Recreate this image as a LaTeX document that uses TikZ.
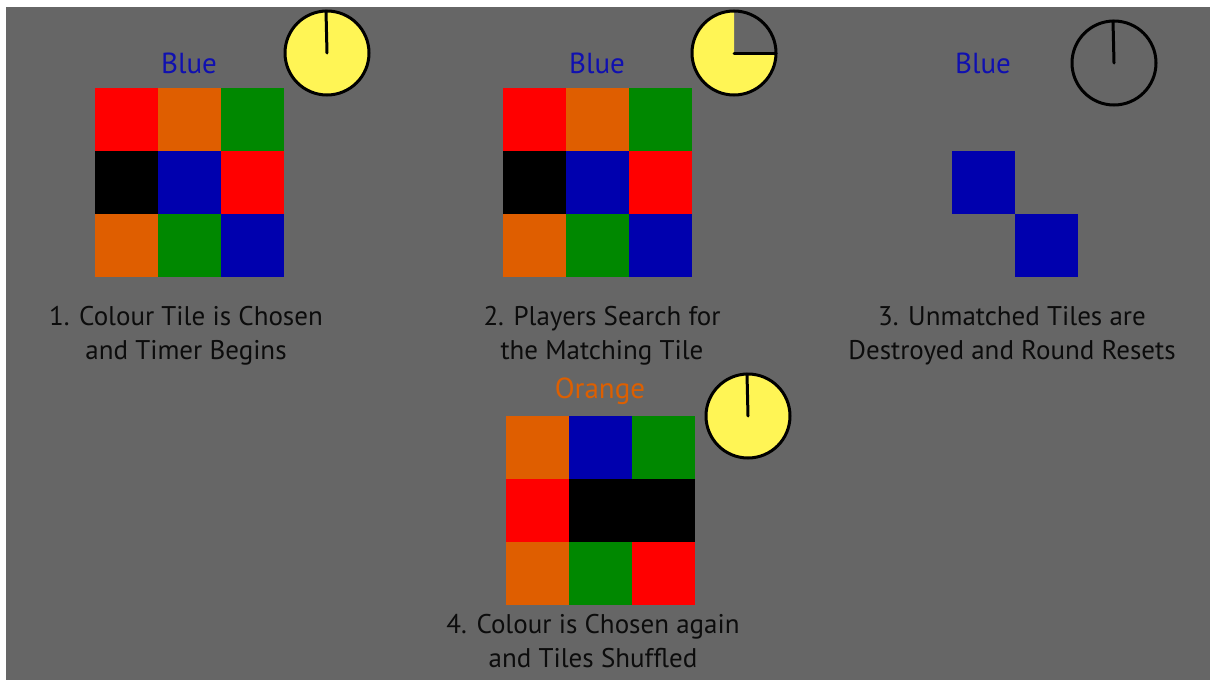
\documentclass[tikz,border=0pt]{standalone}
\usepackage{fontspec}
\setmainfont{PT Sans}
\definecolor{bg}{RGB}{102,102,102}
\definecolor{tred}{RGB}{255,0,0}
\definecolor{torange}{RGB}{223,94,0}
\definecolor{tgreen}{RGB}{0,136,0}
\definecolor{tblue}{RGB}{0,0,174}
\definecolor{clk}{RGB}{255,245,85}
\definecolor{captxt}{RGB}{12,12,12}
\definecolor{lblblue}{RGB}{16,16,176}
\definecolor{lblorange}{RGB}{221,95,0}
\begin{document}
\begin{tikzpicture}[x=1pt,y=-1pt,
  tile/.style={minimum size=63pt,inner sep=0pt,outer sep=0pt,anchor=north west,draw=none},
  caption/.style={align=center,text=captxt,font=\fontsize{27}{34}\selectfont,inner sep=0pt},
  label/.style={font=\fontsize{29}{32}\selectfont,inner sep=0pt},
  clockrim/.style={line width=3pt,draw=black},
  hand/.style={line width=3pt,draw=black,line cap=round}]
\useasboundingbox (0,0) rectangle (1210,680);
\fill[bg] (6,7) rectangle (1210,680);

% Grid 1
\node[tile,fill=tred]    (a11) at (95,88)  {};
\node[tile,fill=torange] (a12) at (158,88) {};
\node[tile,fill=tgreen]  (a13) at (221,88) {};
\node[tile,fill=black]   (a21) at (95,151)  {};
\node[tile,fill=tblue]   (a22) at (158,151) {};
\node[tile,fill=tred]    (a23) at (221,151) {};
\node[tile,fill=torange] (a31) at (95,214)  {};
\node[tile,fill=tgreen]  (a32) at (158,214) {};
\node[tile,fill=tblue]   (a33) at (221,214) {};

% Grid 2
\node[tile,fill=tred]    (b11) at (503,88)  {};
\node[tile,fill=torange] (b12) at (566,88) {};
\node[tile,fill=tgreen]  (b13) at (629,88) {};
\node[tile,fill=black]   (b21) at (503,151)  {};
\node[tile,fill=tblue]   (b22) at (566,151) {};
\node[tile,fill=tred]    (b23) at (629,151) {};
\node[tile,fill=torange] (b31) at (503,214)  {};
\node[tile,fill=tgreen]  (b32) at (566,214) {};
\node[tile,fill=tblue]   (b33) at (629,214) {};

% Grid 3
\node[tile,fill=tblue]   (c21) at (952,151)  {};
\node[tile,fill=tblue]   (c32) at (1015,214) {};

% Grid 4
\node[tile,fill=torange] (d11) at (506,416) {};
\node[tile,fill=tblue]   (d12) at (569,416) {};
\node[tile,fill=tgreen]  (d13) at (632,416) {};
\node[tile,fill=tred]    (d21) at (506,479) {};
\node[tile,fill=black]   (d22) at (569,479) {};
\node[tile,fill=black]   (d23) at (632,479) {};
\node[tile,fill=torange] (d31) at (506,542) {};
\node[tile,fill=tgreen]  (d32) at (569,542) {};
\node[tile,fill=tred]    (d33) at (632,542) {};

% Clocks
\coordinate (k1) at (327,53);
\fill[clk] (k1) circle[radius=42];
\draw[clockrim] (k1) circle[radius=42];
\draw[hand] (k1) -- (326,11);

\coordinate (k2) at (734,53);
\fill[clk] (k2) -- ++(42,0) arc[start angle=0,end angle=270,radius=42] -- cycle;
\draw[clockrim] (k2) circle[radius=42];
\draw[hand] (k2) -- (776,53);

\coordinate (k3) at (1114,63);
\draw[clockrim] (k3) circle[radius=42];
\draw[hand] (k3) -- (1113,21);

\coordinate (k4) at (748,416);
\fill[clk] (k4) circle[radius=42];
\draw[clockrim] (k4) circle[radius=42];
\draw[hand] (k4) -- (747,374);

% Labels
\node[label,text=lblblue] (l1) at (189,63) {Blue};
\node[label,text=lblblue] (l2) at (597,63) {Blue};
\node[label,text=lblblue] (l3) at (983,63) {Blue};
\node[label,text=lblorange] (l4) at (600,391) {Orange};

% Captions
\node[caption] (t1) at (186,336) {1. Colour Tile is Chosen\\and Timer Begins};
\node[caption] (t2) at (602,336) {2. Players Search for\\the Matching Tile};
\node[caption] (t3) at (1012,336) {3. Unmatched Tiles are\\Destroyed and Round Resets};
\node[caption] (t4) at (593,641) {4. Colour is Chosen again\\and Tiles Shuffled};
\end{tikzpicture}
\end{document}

What the exercise asks: Omit the pictures and give the material again, exactly and in full.

Output for this task:
Recreate this image as a LaTeX document that uses TikZ.
\documentclass[tikz,border=0pt]{standalone}
\usepackage{fontspec}
\setmainfont{PT Sans}
\definecolor{bg}{RGB}{102,102,102}
\definecolor{tred}{RGB}{255,0,0}
\definecolor{torange}{RGB}{223,94,0}
\definecolor{tgreen}{RGB}{0,136,0}
\definecolor{tblue}{RGB}{0,0,174}
\definecolor{clk}{RGB}{255,245,85}
\definecolor{captxt}{RGB}{12,12,12}
\definecolor{lblblue}{RGB}{16,16,176}
\definecolor{lblorange}{RGB}{221,95,0}
\begin{document}
\begin{tikzpicture}[x=1pt,y=-1pt,
  tile/.style={minimum size=63pt,inner sep=0pt,outer sep=0pt,anchor=north west,draw=none},
  caption/.style={align=center,text=captxt,font=\fontsize{27}{34}\selectfont,inner sep=0pt},
  label/.style={font=\fontsize{29}{32}\selectfont,inner sep=0pt},
  clockrim/.style={line width=3pt,draw=black},
  hand/.style={line width=3pt,draw=black,line cap=round}]
\useasboundingbox (0,0) rectangle (1210,680);
\fill[bg] (6,7) rectangle (1210,680);

% Grid 1
\node[tile,fill=tred]    (a11) at (95,88)  {};
\node[tile,fill=torange] (a12) at (158,88) {};
\node[tile,fill=tgreen]  (a13) at (221,88) {};
\node[tile,fill=black]   (a21) at (95,151)  {};
\node[tile,fill=tblue]   (a22) at (158,151) {};
\node[tile,fill=tred]    (a23) at (221,151) {};
\node[tile,fill=torange] (a31) at (95,214)  {};
\node[tile,fill=tgreen]  (a32) at (158,214) {};
\node[tile,fill=tblue]   (a33) at (221,214) {};

% Grid 2
\node[tile,fill=tred]    (b11) at (503,88)  {};
\node[tile,fill=torange] (b12) at (566,88) {};
\node[tile,fill=tgreen]  (b13) at (629,88) {};
\node[tile,fill=black]   (b21) at (503,151)  {};
\node[tile,fill=tblue]   (b22) at (566,151) {};
\node[tile,fill=tred]    (b23) at (629,151) {};
\node[tile,fill=torange] (b31) at (503,214)  {};
\node[tile,fill=tgreen]  (b32) at (566,214) {};
\node[tile,fill=tblue]   (b33) at (629,214) {};

% Grid 3
\node[tile,fill=tblue]   (c21) at (952,151)  {};
\node[tile,fill=tblue]   (c32) at (1015,214) {};

% Grid 4
\node[tile,fill=torange] (d11) at (506,416) {};
\node[tile,fill=tblue]   (d12) at (569,416) {};
\node[tile,fill=tgreen]  (d13) at (632,416) {};
\node[tile,fill=tred]    (d21) at (506,479) {};
\node[tile,fill=black]   (d22) at (569,479) {};
\node[tile,fill=black]   (d23) at (632,479) {};
\node[tile,fill=torange] (d31) at (506,542) {};
\node[tile,fill=tgreen]  (d32) at (569,542) {};
\node[tile,fill=tred]    (d33) at (632,542) {};

% Clocks
\coordinate (k1) at (327,53);
\fill[clk] (k1) circle[radius=42];
\draw[clockrim] (k1) circle[radius=42];
\draw[hand] (k1) -- (326,11);

\coordinate (k2) at (734,53);
\fill[clk] (k2) -- ++(42,0) arc[start angle=0,end angle=270,radius=42] -- cycle;
\draw[clockrim] (k2) circle[radius=42];
\draw[hand] (k2) -- (776,53);

\coordinate (k3) at (1114,63);
\draw[clockrim] (k3) circle[radius=42];
\draw[hand] (k3) -- (1113,21);

\coordinate (k4) at (748,416);
\fill[clk] (k4) circle[radius=42];
\draw[clockrim] (k4) circle[radius=42];
\draw[hand] (k4) -- (747,374);

% Labels
\node[label,text=lblblue] (l1) at (189,63) {Blue};
\node[label,text=lblblue] (l2) at (597,63) {Blue};
\node[label,text=lblblue] (l3) at (983,63) {Blue};
\node[label,text=lblorange] (l4) at (600,391) {Orange};

% Captions
\node[caption] (t1) at (186,336) {1. Colour Tile is Chosen\\and Timer Begins};
\node[caption] (t2) at (602,336) {2. Players Search for\\the Matching Tile};
\node[caption] (t3) at (1012,336) {3. Unmatched Tiles are\\Destroyed and Round Resets};
\node[caption] (t4) at (593,641) {4. Colour is Chosen again\\and Tiles Shuffled};
\end{tikzpicture}
\end{document}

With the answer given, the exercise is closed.